3. Disinformation will target those defending the climate

In 2024, ahead of COP29, we found a network of 71 suspicious accounts on X promoting the official messaging of Azerbaijan’s government, distracting from criticism of its human rights and greenwashing records.  

This year, social media platforms must be alert for inauthentic activity around COP30 – it could come from a variety of different actors looking to use COP for their own ends.  

Agribusinesses operating in Brazil might use these kinds of networks to spread disinformation about the environmental damage they are causing.  

Indigenous communities defending their land in Brazil (and seeking to make governments listen) during the annual climate conference COP30 risk being targeted by coordinated harassment and disinformation campaigns.  

And as platforms become laxer in how well they tackle online abuse and disinformation, these risks are likely to increase.

What can be done?

These predictions don’t have to come true. This year is a pivotal year both for climate and for tech policy, with international pressures threatening to derail European commitments to both.  
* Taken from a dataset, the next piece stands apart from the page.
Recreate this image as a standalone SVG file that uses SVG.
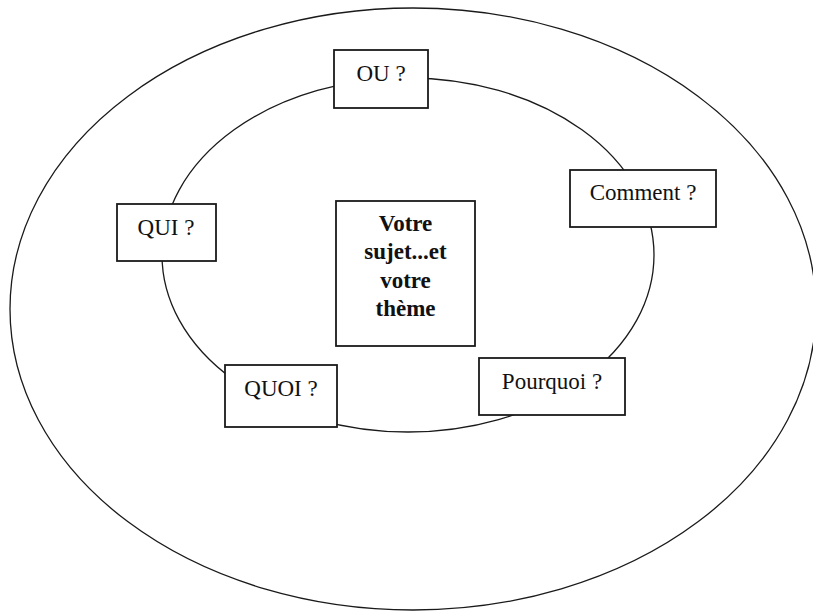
<svg xmlns="http://www.w3.org/2000/svg" width="813" height="612" viewBox="0 0 813 612">
  <style>
    .ring { fill: none; stroke: #1a1a1a; stroke-width: 1.3; }
    .box { fill: #ffffff; stroke: #1a1a1a; stroke-width: 1.8; }
    .lbl { font-family: "Liberation Serif", "Times New Roman", serif; font-size: 23px; fill: #111111; text-anchor: middle; }
    .ctr { font-family: "Liberation Serif", "Times New Roman", serif; font-size: 23px; font-weight: bold; fill: #111111; text-anchor: middle; }
  </style>
  <rect x="0" y="0" width="813" height="612" fill="#ffffff"/>
  <g id="rings">
    <ellipse class="ring" cx="413" cy="309" rx="403" ry="301"/>
    <ellipse class="ring" cx="408" cy="255" rx="246" ry="177"/>
  </g>
  <g id="connectors"></g>
  <g id="node-ou">
    <rect class="box" x="334" y="50" width="94" height="58"/>
    <text class="lbl" x="381" y="81">OU ?</text>
  </g>
  <g id="node-comment">
    <rect class="box" x="570" y="170" width="146" height="57"/>
    <text class="lbl" x="643" y="200">Comment ?</text>
  </g>
  <g id="node-qui">
    <rect class="box" x="117" y="204" width="99" height="57"/>
    <text class="lbl" x="166" y="235">QUI ?</text>
  </g>
  <g id="node-centre">
    <rect class="box" x="336" y="201" width="139" height="145"/>
    <text class="ctr" x="405.5" y="231">Votre</text>
    <text class="ctr" x="405.5" y="259">sujet...et</text>
    <text class="ctr" x="405.5" y="288">votre</text>
    <text class="ctr" x="405.5" y="316">thème</text>
  </g>
  <g id="node-quoi">
    <rect class="box" x="225" y="365" width="112" height="62"/>
    <text class="lbl" x="281" y="396">QUOI ?</text>
  </g>
  <g id="node-pourquoi">
    <rect class="box" x="479" y="358" width="146" height="57"/>
    <text class="lbl" x="552" y="389">Pourquoi ?</text>
  </g>
</svg>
The EU has requirements in place for platforms to mitigate risks to their services that could put public safety at risk, disrupt electoral processes, or enable gender-based violence or hate to spiral.  

The EU should continue robust enforcement of the Digital Services Act, and ensure that where platforms are failing to tackle the most dangerous climate disinformation, they are held to account.  

At Global Witness, we will continue to investigate climate disinformation to ensure that existing regulation is upheld and shine a light on regulatory blind spots. The preservation of our information ecosystem is fundamental to drive informed and effective climate action.